Membro do Talibã escreve à estudante paquistanesa Malala

Um comandante paquistanês, próximo da liderança do grupo Talibã do Paquistão, endereçou uma carta a Malala Yousafzai, a jovem de 16 anos que no ano passado foi atingida a tiro na cabeça quando regressava a casa da escola, para lamentar o seu ataque “chocante” e estender-lhe um convite para regressar ao país e ingressar numa madrassa para meninas.

Malala Yusufzai - Paquistão - Reuters

“Há muito que pensava qual seria a melhor forma para a abordar”, escreve Adnan Rasheed, um antigo membro da Força Aérea do Paquistão que se juntou aos Taliban. “Nutro por você um sentimento fraternal, até porque ambos pertencemos à mesma tribo Yousafzai”, explica, numa missiva que foi distribuída por email a vários meios de comunicação internacionais.

Rasheed explica que soube dos acontecimentos envolvendo Malala quando se encontrava na prisão, com uma pena por envolvimento em uma conspiração para assassinar o presidente paquistanês Pervez Musharraf.

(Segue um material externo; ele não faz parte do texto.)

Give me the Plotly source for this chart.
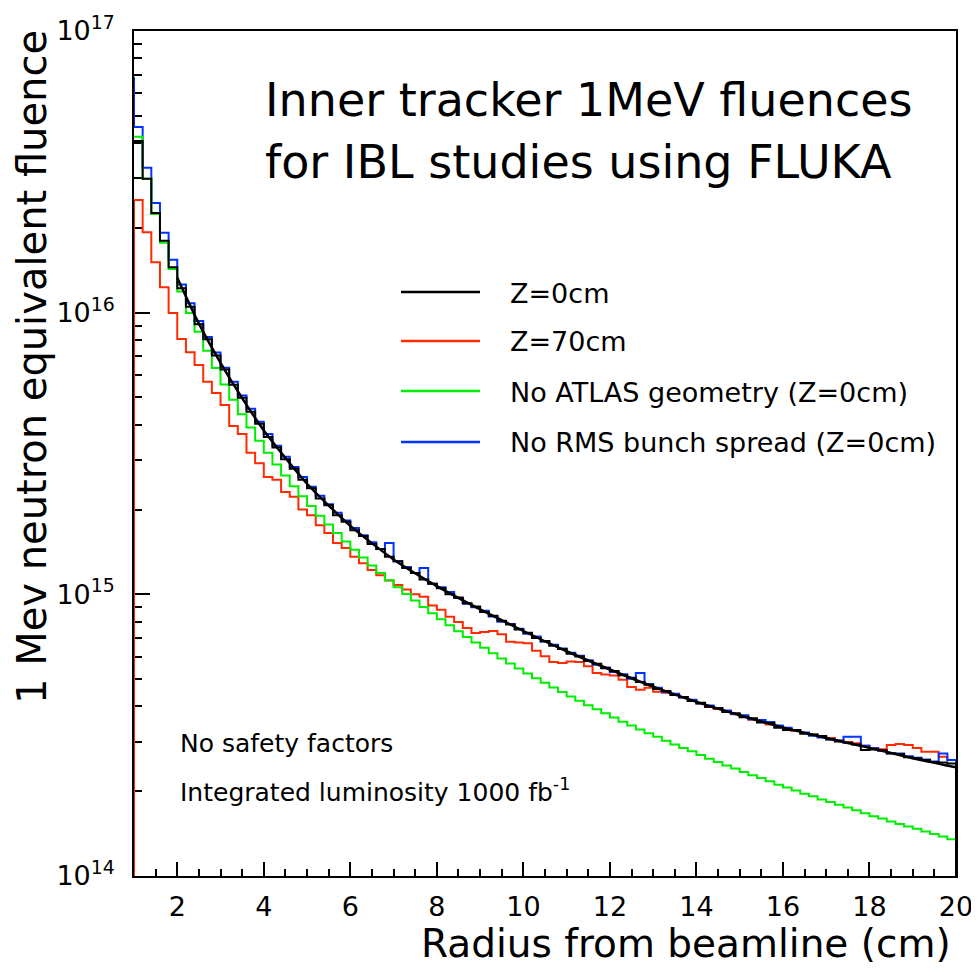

O antigo comandante escreve que desejava que o ataque “nunca tivesse acontecido”. Aliás, lamenta que não tenha tido oportunidade para aconselhar a jovem estudante quando esta ainda morava no Paquistão; talvez, sugere, o “acidente” pudesse ter sido evitado.

Os juízos sobre a tentativa de assassínio de Malala "pertencem a Alá", diz na carta. “Ele é que sabe se foi certo ou errado, se a morte era merecida ou não”. Mas o Taliban faz questão de esclarecer que a jovem não foi atingida por defender o direito das meninas do Paquistão a frequentar o ensino, mas porque estava envolvida numa “campanha de difamação” com o objetivo de desacreditar o grupo.

Direito de ir à escola

Malala, que sobreviveu ao ataque e passou meses hospitalizada no Reino Unido, onde reside agora com a família, discursou na semana passada na primeira Assembleia-Geral da Juventude das Nações Unidas, em Nova Iorque. No mesmo dia em que cumpria 16 anos, a jovem pediu que os governos de todo o mundo garantissem às crianças dos seus respectivos países o direito de ir à escola, “incluindo os filhos dos Taliban”.

“Uma criança, um professor, um lápis e um livro podem mudar o mundo”, declarou, acrescentando que os extremistas proíbem a educação por saberem que o conhecimento e a informação são as armas mais poderosas contra o terrorismo.

Na carta, que tem quatro páginas, Adnan Rasheed tanto adota um tom conciliatório como desafiador, por exemplo, quando se refere ao discurso da jovem Malala em Nova Iorque. “Se sabe que o lápis é mais poderoso do que a espada, também sabe que a língua é mais fina do que o aço. Numa guerra, as palavras podem destruir mais do que qualquer arma”, observa.

Considerando “fantástico” que Malala promova o direito à educação, o comandante taliban termina a carta com um convite. “Regresse a casa, adote a cultura islâmica e pashtun e ingresse numa madrassa feminina. Você pode usar o seu lápis para revelar ao mundo a conspiração de uma pequena elite que quer escravizar toda a humanidade”.

A família de Malala esclareceu à BBC que a carta não lhe foi remetida diretamente, mas confirmou ter conhecimento do seu conteúdo. Informou ainda não ter nenhum comentário a fazer.

Apesar do tom conciliador na carta, o enviado especial das Nações Unidas para a Educação, o antigo primeiro-ministro britânico Gordon Brown, reagiu à carta: “Ninguém acredita em uma palavra dos Taliban sobre o direito à educação de crianças como Malala, a menos que deixem de queimar escolas e massacrar estudantes”, disse um comunicado enviado à delegação da AFP em Islamabad.